Jenseits von Reden and Fünf Hören (Hear Five) 1987

Hans Peter Kuhn
Hans Peter Kuhn: June 5 – 6, 1987
Materials
performance

It is very difficult to be quiet. But ugly sounds can also be nice, if one tries to really listen to them.

Description

Chairs and a small, square table stood in the otherwise empty space. The artist walked out, sat down, picked up a pin and held it over the table in a gesture that requested quiet. Once the audience was completely silent, he dropped the pin. Its clink resounded, echoed throughout the room.

Kuhn and a colleague seated themselves in a pair of ordinary chairs.

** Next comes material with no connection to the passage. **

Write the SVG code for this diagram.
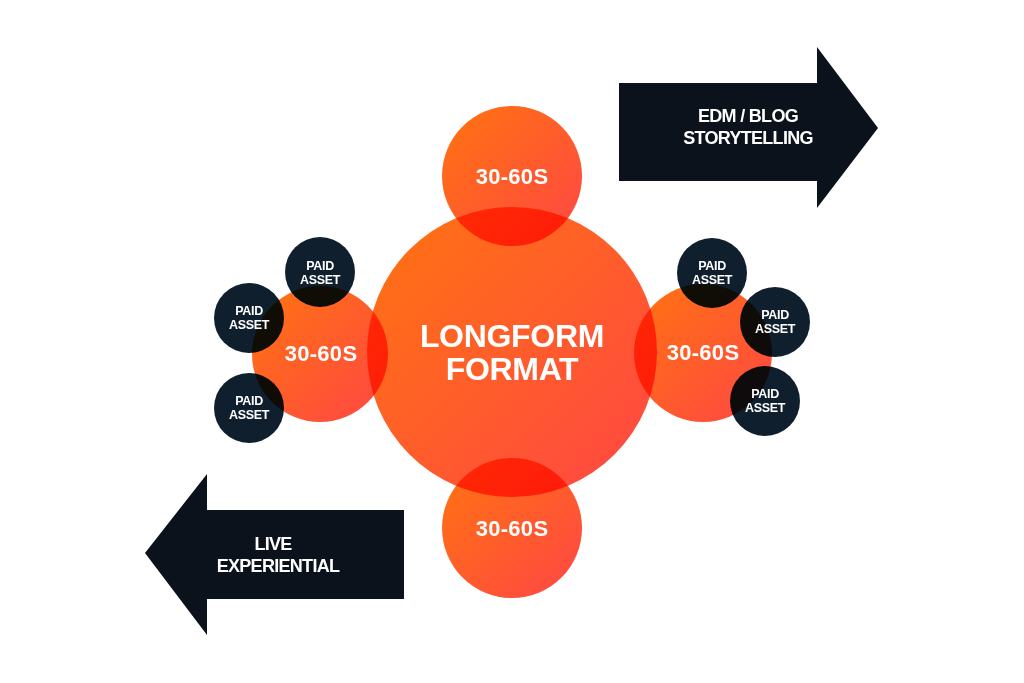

Each shift in position caused their chairs, rigged with microphones, to broadcast every squeak and groan.

Audio equipment hung from the ceiling. With a tape recorder and synthesizer, Kuhn experimented with ordinary sounds – hand clapping, throat clearing, repetitions and alterations of syllables. He rearranged the noises, played them, and talked back and forth with the equipment and himself.

Artist Statement

Both of the performances are about listening. The audience has to realize that they have got ears. There is always sound. It is very difficult to be quiet. But ugly sounds can also be nice, if one tries to really listen to them.

About the Artist

Hans Peter Kuhn (German, b. 1952) is a Berlin-based artist and composer who creates large-scale, site-specific light and sound environments for public spaces, museums, theater, and dance. Kuhn’s work has been exhibited at Centre Pompidou, Paris; MoMA PS1, New York; Neue Nationalgalerie, Berlin; the Venice Biennale; Metropolitan Opera, New York; Brooklyn Academy of Music, New York; ICA, London; and Museum of Fine Arts Boston, among many others. Kuhn was awarded the prestigious Golden Lion at the 1993 Venice Biennal for Memory/Loss, his collaborative installation with theater director and playwright Robert Wilson.